Factors influencing self-rated health in traffic-related mild traumatic brain injury
Sharon Zhang, Linda Carroll, J. David Cassidy, Chris Paniak
Objective: To report self-rated health and factors influencing health after traffic-related mild traumatic brain injury.
Design: Population-based, cross-sectional study of traffic-related mild traumatic brain injury occurring between 1 December 1997 and 31 November 1999 in Saskatchewan, Canada.
Subjects: Subjects were 929 adults making a personal injury claim after a traffic collision. Inclusion criteria were a head blow with certain or possible loss of consciousness or post-traumatic amnesia, or a possible head blow with certain loss of consciousness/post-traumatic amnesia.
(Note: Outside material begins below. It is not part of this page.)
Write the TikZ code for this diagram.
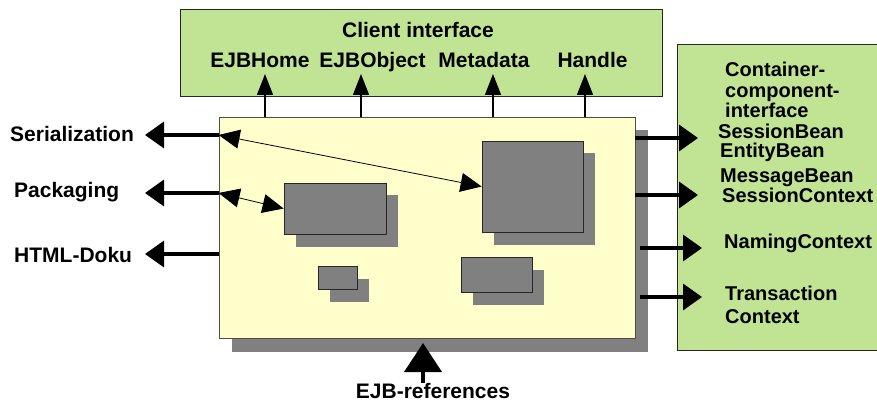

Excluded were those with loss of consciousness > 30 min and those hospitalized longer than 2 days.
Methods: Data were self-reported through insurance application forms completed within 6 weeks of the injury. Multivariable multinomial logistic regression was applied to identify factors associated with self-reported general health.
Results: In contrast to the 74. 5% of subjects reporting excellent or very good health prior to injury, 70. 8% reported having poor/fair health after the injury. Post-crash depressive symptoms, sleep problems, greater neck/low back pain and low expectations for recovery were associated with poorer post-injury health.
Conclusion: Those with traffic-related mild traumatic brain injury reported a decline in self-perceived general health. We identified potentially modifiable factors associated with poor post-injury health and suggested that these factors should be considered during early clinical intervention.